Youth Employment Shows A Surprising Rise, Though Overall Picture Remains Grim

The past three months have been unexpectedly good for young workers.

Almost two-thirds of the jobs employers added since August went to workers aged 16 to 24, according to Labor Department statistics cited by CNNMoney. That's about 650,000 jobs in all for the youngest members of the workforce.

Though the figures may be welcome news, they exist within a wider, more troubling picture. Youth unemployment has been so high during the Great Recession and its aftermath that some have coined the current wave of young Americans "the Lost Generation." This summer, the joblessness rate for people aged 16 to 24 was twice as high as the national unemployment rate.

By and large, Americans 24 and under -- whose college degrees, if they have them, often come bundled with high levels of student debt -- have had to choose among low-paying jobs outside their chosen field, or in many cases, no jobs at all. And more than one in five young Americans has suffered a major loss of income in the past four years -- without having a financial safety net in place.

Even the recent pickup in youth employment comes with caveats. Hiring isn't anywhere near the levels seen in a healthy economy, for example.
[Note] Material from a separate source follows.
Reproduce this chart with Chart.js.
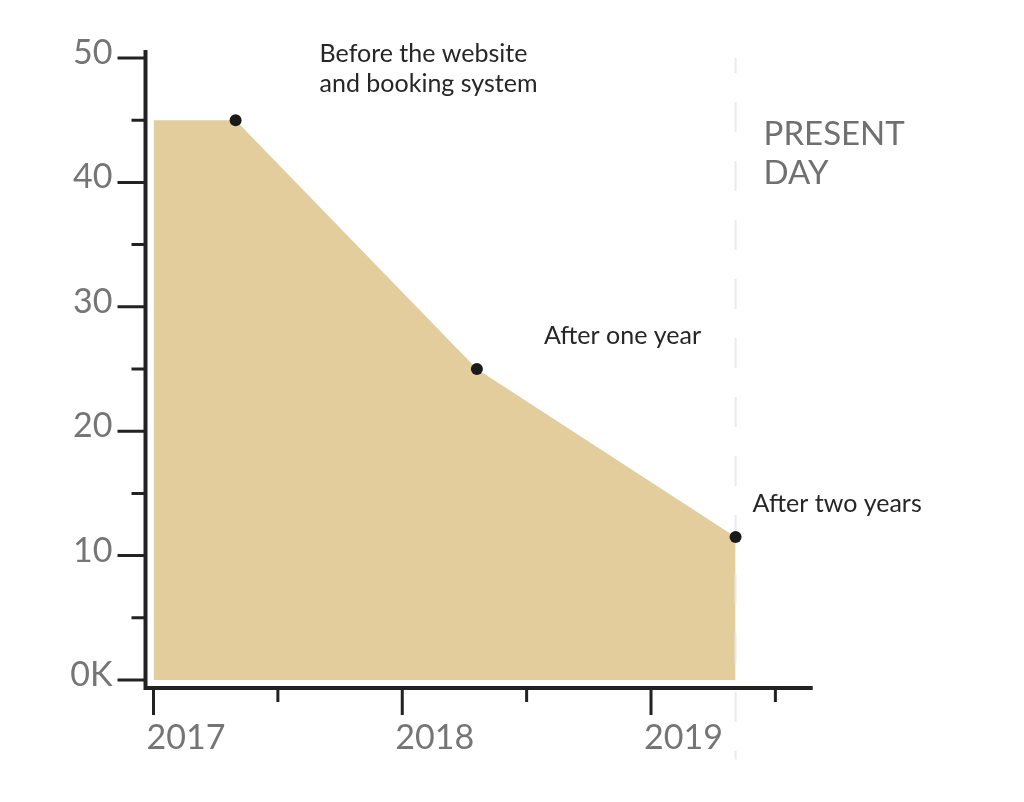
<!DOCTYPE html>
<html>
<head>
<meta charset="utf-8">
<title>Before / after chart</title>
<script src="https://cdn.jsdelivr.net/npm/chart.js@4/dist/chart.umd.min.js"></script>
<style>
    html, body { margin: 0; padding: 0; background: #ffffff; }
    #wrap { width: 1024px; height: 802px; }
</style>
</head>
<body>
<div id="wrap"><canvas id="areaChart" width="1024" height="802"></canvas></div>
<script>
// ==========================================
// data
// ==========================================
const pointYears = [2017, 2017.33, 2018.3, 2019.34];
const pointValues = [45, 45, 25, 11.5];
const pointRadius = [0, 6, 6, 6]; // first point is only the start of the area

const xMajorTicks = [2017, 2018, 2019];
const xMajorLabels = ['2017', '2018', '2019'];
const xMinorTicks = [2017.5, 2018.5, 2019.5];

const yMajorTicks = [0, 10, 20, 30, 40, 50];
const yMajorLabels = ['0K', '10', '20', '30', '40', '50'];
const yMinorTicks = [5, 15, 25, 35, 45];

// present day marker (x) and how far the dashed line runs (y)
const presentYear = 2019.34;
const presentSpan = [50, -6.4];

// notes next to the dots: [point index, lines, dx, dy of first baseline]
const notes = [
    [1, ['Before the website', 'and booking system'], 84, -58],
    [2, ['After one year'], 67, -25],
    [3, ['After two years'], 17, -25]
];

const AXIS_COLOR = '#222222';
const TICK_TEXT = '#757575';
const FONT = 'Lato, "Noto Sans", sans-serif';

// ==========================================
// axes, ticks and texts (drawn from the chart's own scales)
// ==========================================
const axesPlugin = {
    id: 'handAxes',
    afterDraw(chart) {
        const ctx = chart.ctx;
        const xs = chart.scales.x;
        const ys = chart.scales.y;
        const axisX = xs.getPixelForValue(2017) - 8;
        const axisY = ys.getPixelForValue(0) + 8;

        ctx.save();
        ctx.strokeStyle = AXIS_COLOR;
        ctx.lineCap = 'butt';

        // axis lines
        ctx.lineWidth = 4;
        ctx.beginPath();
        ctx.moveTo(axisX, ys.getPixelForValue(50) - 8);
        ctx.lineTo(axisX, axisY + 2);
        ctx.moveTo(axisX - 2, axisY);
        ctx.lineTo(xs.getPixelForValue(2019.65), axisY);
        ctx.stroke();

        // y ticks
        ctx.lineWidth = 3;
        ctx.beginPath();
        yMajorTicks.forEach(v => {
            const py = ys.getPixelForValue(v);
            ctx.moveTo(axisX - 28, py);
            ctx.lineTo(axisX, py);
        });
        yMinorTicks.forEach(v => {
            const py = ys.getPixelForValue(v);
            ctx.moveTo(axisX - 14, py);
            ctx.lineTo(axisX, py);
        });
        // x ticks
        xMajorTicks.forEach(v => {
            const px = xs.getPixelForValue(v);
            ctx.moveTo(px, axisY);
            ctx.lineTo(px, axisY + 27);
        });
        xMinorTicks.forEach(v => {
            const px = xs.getPixelForValue(v);
            ctx.moveTo(px, axisY);
            ctx.lineTo(px, axisY + 14);
        });
        ctx.stroke();

        // tick labels
        ctx.fillStyle = TICK_TEXT;
        ctx.font = '34px ' + FONT;
        ctx.textBaseline = 'alphabetic';
        ctx.textAlign = 'right';
        yMajorTicks.forEach((v, i) => {
            ctx.fillText(yMajorLabels[i], axisX - 33, ys.getPixelForValue(v) + 6);
        });
        ctx.textAlign = 'left';
        xMajorTicks.forEach((v, i) => {
            ctx.fillText(xMajorLabels[i], xs.getPixelForValue(v) - 7, 749);
        });

        // present day
        ctx.fillStyle = '#707070';
        ctx.font = '33px ' + FONT;
        const pdx = xs.getPixelForValue(presentYear) + 28;
        ctx.fillText('PRESENT', pdx, 145);
        ctx.fillText('DAY', pdx, 184);

        // notes beside the dots
        const meta = chart.getDatasetMeta(0);
        ctx.fillStyle = '#262626';
        ctx.font = '25px ' + FONT;
        notes.forEach(([idx, lines, dx, dy]) => {
            const pt = meta.data[idx];
            lines.forEach((t, k) => {
                ctx.fillText(t, pt.x + dx, pt.y + dy + k * 30);
            });
        });
        ctx.restore();
    }
};

// ==========================================
// chart
// ==========================================
const areaPoints = pointYears.map((x, i) => ({ x: x, y: pointValues[i] }));
const presentLine = presentSpan.map(v => ({ x: presentYear, y: v }));

new Chart(document.getElementById('areaChart'), {
    type: 'line',
    data: {
        datasets: [
            {
                data: areaPoints,
                fill: 'origin',
                backgroundColor: '#e3cd9d',
                borderWidth: 0,
                borderColor: 'rgba(0,0,0,0)',
                tension: 0,
                pointRadius: pointRadius,
                pointBackgroundColor: '#1a1a1a',
                pointBorderWidth: 0,
                clip: false,
                order: 0
            },
            {
                data: presentLine,
                fill: false,
                borderColor: 'rgba(234,234,234,0.95)',
                borderWidth: 2,
                borderDash: [30, 29],
                borderDashOffset: 15,
                pointRadius: 0,
                clip: false,
                order: 1
            }
        ]
    },
    options: {
        responsive: false,
        animation: false,
        devicePixelRatio: 1,
        layout: { padding: { left: 153.5, right: 211.3, top: 58, bottom: 122 } },
        scales: {
            x: { type: 'linear', min: 2017, max: 2019.65, display: false },
            y: { min: 0, max: 50, display: false }
        },
        plugins: {
            legend: { display: false },
            tooltip: { enabled: false },
            filler: { drawTime: 'beforeDatasetsDraw' }
        }
    },
    plugins: [axesPlugin]
});
</script>
</body>
</html>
Employers hired about 17.7 million young people in October 2011, according to CNN -- that's up from 16.9 million a year or so ago, but well below the 20.2 million young workers getting hired in January 2007.

The listless job market -- that which has kept many young adults at home with their parents, unable to achieve the kind of financial momentum needed to leave the nest -- has been cited as one of the major driving forces of Occupy Wall Street, whose many young participants say they feel unfairly deprived of opportunities in the wake of the global economic crisis.

A prolonged period of joblessness during one's first few years in the labor market can also have painful long-term effects. A young man who spends a year unemployed before age 23 will be earning 23 percent less than his peers a decade later, according to The Economist. For young women, the earning gap is 16 percent.

Some political analysts believe that high youth unemployment could create headwinds for President Obama's re-election campaign, even though young voters were responsible for so much momentum during Obama's 2008 campaign. In poll after poll this year, voters have consistently named jobs and the economy as their most pressing concerns.